(Source code of charts)

══════════

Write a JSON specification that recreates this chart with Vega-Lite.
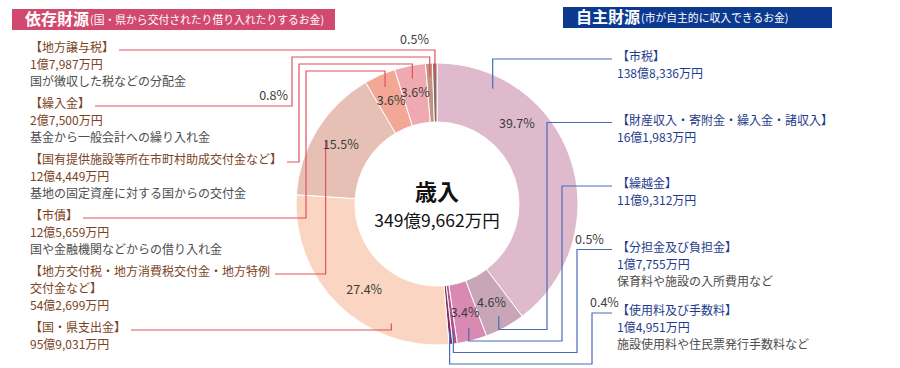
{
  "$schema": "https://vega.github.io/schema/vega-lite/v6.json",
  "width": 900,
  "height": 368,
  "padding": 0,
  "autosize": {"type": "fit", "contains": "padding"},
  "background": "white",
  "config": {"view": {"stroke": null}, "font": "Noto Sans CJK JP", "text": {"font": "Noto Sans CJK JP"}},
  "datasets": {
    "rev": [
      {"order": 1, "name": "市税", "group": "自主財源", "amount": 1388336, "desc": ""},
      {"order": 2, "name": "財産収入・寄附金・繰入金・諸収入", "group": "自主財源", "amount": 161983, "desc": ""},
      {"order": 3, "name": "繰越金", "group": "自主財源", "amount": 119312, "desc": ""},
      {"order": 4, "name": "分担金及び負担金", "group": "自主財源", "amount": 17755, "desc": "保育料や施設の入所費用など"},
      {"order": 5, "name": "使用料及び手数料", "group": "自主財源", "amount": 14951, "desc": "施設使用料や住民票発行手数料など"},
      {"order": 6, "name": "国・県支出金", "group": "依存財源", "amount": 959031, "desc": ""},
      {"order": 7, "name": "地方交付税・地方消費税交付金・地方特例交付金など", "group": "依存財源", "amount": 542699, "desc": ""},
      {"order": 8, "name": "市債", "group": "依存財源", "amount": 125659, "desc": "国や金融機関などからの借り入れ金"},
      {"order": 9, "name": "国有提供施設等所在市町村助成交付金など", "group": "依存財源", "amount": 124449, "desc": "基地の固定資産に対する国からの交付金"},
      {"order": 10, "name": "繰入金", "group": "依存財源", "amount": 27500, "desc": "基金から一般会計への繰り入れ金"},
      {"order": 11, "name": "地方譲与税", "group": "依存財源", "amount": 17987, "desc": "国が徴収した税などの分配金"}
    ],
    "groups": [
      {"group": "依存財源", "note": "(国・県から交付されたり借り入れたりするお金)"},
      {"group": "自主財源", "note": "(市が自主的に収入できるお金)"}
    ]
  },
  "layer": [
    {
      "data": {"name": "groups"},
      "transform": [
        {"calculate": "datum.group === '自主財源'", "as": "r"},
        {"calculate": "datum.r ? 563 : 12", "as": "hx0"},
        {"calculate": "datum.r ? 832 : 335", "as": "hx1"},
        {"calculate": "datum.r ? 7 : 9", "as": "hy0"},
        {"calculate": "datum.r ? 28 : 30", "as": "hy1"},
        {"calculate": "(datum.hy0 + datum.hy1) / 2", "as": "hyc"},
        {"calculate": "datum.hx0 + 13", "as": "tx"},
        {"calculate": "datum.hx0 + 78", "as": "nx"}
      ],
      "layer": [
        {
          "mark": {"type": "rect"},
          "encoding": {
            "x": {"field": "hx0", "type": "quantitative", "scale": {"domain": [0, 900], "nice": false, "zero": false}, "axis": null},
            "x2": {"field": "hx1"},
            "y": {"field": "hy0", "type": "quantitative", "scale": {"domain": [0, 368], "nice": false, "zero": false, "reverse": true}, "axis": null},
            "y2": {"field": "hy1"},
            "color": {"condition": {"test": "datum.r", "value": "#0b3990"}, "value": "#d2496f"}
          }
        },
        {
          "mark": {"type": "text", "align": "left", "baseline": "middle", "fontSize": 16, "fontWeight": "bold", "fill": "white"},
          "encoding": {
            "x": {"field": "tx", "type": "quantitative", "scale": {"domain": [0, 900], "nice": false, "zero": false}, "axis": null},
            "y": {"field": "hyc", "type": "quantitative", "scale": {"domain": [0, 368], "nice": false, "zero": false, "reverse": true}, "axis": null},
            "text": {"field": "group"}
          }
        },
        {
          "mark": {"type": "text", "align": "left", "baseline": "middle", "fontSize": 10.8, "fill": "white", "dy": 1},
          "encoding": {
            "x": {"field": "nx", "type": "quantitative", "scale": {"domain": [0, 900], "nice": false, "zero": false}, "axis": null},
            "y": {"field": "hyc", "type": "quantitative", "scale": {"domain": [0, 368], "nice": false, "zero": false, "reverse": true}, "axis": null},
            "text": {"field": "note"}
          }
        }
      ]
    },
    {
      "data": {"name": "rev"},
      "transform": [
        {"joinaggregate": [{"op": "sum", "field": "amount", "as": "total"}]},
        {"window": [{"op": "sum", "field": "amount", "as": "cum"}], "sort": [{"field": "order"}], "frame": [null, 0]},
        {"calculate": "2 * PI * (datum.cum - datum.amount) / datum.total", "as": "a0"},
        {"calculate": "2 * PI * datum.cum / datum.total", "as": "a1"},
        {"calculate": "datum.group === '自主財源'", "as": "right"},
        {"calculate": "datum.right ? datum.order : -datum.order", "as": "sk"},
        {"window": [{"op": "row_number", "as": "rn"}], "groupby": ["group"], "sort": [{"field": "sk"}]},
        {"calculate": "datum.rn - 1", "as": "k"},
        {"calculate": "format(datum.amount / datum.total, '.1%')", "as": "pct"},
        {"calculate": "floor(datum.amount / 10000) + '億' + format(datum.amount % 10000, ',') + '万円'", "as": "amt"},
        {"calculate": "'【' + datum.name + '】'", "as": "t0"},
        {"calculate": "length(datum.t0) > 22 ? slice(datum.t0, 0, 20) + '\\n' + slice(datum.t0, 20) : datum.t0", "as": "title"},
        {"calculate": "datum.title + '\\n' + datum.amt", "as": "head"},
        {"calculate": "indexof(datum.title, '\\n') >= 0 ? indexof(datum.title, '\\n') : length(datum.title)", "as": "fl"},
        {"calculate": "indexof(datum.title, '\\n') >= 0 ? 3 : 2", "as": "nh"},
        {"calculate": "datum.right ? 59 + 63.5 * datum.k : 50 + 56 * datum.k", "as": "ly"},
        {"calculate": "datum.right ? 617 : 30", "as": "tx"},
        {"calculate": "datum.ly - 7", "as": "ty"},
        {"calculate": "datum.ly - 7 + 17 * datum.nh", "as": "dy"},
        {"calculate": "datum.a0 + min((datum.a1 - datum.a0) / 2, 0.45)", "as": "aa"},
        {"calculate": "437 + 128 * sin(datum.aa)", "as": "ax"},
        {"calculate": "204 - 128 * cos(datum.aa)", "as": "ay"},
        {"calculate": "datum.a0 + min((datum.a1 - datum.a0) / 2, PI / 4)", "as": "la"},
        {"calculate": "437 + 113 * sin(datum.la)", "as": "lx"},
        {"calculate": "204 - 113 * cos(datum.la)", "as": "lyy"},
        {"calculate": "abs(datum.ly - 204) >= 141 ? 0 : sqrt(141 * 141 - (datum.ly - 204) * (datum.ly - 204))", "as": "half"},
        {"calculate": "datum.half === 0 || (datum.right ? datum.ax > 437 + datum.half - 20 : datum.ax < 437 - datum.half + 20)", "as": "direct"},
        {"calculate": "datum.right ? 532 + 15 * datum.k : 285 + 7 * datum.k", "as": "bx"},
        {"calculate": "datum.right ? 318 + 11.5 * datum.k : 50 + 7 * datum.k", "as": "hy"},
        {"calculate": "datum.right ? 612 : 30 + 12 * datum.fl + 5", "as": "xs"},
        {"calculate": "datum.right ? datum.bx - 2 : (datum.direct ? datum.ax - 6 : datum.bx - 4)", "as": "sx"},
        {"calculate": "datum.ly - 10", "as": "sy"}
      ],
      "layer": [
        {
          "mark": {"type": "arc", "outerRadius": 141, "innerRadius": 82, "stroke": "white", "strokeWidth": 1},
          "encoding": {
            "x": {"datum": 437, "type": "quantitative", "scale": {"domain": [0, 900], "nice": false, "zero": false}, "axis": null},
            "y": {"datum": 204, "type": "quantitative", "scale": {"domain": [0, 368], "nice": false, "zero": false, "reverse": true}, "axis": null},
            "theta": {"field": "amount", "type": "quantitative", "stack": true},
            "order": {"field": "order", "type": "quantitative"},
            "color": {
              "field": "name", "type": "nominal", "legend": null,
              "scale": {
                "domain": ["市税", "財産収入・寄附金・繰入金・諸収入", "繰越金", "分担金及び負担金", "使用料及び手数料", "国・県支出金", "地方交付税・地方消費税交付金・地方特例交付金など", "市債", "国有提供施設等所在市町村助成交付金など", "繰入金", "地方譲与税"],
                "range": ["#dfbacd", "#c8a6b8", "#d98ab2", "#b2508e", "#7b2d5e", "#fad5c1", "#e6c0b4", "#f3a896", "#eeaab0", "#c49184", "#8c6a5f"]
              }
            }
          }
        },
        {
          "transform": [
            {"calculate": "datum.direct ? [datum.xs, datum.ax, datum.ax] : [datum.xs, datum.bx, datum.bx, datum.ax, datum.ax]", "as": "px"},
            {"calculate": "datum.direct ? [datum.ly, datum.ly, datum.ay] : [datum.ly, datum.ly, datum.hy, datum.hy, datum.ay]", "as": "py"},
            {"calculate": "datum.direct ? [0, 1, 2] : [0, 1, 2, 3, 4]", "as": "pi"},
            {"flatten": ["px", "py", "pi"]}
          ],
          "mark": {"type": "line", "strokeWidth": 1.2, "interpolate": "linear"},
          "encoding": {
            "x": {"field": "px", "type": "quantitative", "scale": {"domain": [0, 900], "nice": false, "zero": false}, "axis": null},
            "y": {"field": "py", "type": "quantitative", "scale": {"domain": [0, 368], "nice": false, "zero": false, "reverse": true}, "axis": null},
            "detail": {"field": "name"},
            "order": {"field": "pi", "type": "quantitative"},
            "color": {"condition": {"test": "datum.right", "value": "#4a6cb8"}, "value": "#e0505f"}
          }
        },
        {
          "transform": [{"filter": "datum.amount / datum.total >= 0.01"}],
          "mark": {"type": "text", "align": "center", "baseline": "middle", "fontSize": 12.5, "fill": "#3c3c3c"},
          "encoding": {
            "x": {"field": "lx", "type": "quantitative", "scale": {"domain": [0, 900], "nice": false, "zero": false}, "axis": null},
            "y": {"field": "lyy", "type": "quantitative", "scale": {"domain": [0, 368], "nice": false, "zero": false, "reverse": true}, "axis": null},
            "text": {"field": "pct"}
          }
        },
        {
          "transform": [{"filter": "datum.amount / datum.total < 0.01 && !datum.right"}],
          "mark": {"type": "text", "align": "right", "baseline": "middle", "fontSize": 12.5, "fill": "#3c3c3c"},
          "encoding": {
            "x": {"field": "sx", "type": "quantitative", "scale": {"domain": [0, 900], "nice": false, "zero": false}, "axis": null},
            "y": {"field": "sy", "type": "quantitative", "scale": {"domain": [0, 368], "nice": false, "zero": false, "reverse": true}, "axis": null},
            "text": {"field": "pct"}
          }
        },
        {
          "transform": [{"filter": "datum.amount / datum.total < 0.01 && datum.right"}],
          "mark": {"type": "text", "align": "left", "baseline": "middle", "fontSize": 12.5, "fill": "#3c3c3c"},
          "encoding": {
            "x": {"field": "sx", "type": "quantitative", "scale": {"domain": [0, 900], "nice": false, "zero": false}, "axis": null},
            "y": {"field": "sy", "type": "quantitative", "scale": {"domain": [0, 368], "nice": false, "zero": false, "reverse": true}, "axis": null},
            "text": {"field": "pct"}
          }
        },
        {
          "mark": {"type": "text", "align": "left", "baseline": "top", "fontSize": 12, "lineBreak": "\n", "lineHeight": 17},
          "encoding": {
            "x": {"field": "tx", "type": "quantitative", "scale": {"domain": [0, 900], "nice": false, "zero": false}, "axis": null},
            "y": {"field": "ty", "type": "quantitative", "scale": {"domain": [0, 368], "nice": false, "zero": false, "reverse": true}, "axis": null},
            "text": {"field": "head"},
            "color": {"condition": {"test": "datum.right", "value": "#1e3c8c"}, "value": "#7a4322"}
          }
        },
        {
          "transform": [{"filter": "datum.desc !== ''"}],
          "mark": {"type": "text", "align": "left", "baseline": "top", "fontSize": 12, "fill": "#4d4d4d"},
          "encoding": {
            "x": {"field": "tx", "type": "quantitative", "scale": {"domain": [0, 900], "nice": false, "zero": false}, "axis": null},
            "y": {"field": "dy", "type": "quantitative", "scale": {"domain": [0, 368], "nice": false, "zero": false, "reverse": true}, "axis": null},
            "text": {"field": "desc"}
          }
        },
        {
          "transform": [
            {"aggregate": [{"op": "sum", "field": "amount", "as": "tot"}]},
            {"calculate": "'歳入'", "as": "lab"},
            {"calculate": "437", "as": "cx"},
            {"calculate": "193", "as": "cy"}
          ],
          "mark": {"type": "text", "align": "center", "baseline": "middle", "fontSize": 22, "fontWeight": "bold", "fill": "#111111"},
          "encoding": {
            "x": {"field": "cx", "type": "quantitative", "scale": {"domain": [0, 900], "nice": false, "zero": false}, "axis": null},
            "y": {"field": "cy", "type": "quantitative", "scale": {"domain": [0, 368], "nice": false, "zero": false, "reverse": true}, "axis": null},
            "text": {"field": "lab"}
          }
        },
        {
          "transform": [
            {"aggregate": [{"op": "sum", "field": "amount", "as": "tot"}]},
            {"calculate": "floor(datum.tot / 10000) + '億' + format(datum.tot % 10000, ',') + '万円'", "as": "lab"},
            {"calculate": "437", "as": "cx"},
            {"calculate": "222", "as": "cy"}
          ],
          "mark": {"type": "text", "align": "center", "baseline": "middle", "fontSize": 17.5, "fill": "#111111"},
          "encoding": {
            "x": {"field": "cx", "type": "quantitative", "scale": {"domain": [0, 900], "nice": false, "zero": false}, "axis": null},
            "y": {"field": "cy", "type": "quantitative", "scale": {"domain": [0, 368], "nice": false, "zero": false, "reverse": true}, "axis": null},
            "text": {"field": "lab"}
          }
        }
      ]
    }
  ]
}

══════════

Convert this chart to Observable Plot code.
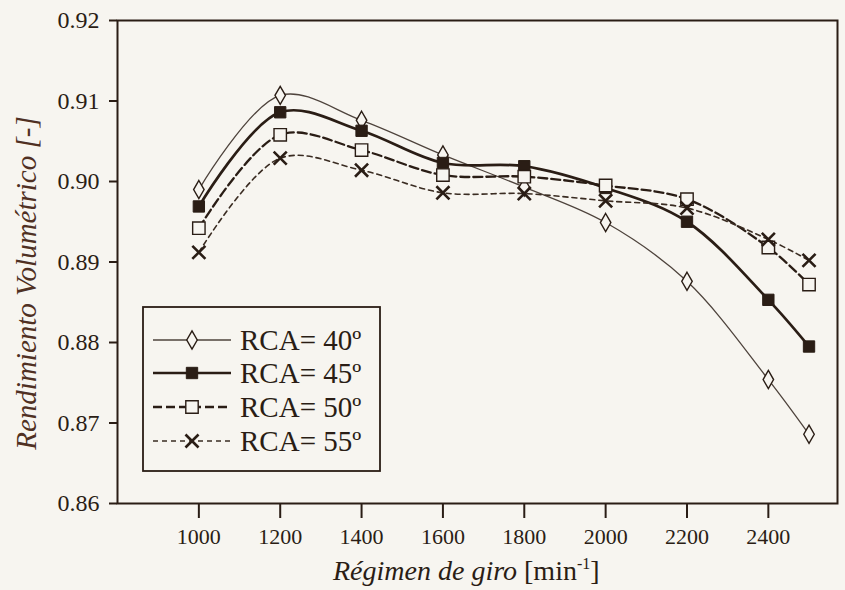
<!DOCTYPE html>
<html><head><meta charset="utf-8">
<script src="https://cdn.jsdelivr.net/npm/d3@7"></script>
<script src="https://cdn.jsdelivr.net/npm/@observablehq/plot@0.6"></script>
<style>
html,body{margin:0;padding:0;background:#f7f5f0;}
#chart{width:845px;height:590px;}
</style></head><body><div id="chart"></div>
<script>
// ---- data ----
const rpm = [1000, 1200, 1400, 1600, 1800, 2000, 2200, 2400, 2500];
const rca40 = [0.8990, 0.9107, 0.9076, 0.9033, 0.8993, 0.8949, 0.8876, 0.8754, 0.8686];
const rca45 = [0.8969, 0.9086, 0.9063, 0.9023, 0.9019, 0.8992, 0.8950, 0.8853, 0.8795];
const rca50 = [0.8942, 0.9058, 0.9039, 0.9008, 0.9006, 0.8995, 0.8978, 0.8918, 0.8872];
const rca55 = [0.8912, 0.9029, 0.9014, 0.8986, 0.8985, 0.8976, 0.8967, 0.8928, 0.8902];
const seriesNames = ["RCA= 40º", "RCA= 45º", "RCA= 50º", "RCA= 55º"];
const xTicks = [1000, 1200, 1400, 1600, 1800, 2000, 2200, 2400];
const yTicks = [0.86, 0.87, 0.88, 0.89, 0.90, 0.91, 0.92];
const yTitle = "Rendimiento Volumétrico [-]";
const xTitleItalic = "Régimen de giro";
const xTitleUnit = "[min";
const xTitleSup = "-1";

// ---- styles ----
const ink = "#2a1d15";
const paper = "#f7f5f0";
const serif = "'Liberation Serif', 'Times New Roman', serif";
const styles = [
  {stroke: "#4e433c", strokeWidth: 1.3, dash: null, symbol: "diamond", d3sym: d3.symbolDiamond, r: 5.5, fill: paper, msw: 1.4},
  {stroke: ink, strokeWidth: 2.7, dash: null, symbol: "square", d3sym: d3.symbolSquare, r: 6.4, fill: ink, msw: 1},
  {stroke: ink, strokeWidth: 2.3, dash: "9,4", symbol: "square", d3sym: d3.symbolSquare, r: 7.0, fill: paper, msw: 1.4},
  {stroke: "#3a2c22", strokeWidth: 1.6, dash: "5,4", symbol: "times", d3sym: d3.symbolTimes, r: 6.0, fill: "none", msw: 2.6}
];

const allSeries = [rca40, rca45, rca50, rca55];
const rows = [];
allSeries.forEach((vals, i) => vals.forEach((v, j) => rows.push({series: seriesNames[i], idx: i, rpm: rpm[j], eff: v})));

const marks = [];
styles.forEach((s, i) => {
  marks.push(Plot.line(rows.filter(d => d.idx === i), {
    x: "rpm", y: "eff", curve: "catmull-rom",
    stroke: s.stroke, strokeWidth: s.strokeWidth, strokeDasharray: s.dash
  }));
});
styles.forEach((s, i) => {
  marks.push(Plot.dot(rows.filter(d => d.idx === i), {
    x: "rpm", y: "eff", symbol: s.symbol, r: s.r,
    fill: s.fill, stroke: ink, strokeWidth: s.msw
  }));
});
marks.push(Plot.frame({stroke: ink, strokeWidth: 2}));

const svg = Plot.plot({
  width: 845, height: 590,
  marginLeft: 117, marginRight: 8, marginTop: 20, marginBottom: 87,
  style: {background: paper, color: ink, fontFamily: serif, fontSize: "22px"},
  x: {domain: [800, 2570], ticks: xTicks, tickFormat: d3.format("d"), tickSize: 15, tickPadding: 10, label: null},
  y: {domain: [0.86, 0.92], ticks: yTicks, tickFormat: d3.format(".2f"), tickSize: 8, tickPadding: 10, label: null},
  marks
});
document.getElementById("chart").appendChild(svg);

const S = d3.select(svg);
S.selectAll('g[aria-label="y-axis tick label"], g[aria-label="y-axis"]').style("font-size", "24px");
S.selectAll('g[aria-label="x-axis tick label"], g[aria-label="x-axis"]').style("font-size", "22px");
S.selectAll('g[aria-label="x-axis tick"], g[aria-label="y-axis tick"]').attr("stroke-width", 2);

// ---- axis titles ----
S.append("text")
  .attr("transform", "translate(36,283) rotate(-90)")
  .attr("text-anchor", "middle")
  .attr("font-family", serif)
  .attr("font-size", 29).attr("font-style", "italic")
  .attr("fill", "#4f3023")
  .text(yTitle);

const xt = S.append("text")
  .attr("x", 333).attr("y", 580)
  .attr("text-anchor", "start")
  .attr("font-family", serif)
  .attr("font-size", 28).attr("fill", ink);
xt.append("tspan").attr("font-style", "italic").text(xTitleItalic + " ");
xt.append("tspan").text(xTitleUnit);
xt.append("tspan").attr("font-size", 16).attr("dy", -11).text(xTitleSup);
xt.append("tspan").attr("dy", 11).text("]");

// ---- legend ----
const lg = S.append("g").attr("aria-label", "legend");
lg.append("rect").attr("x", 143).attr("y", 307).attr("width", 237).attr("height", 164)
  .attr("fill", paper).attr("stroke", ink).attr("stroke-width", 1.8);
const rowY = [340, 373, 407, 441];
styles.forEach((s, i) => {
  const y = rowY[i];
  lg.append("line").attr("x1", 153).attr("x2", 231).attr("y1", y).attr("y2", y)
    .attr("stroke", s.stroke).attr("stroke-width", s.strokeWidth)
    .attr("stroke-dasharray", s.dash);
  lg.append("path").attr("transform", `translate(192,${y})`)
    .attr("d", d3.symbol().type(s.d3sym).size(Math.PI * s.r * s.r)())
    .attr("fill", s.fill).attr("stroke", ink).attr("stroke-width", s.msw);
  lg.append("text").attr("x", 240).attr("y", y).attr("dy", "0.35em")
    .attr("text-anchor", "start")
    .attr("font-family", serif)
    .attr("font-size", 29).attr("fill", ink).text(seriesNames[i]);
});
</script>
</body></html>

══════════

Locate each line with the word "this" and copy it.

## [PROBLEM SOLUTION]
Write a JSON specification that recreates this chart with Vega-Lite.
Convert this chart to Observable Plot code.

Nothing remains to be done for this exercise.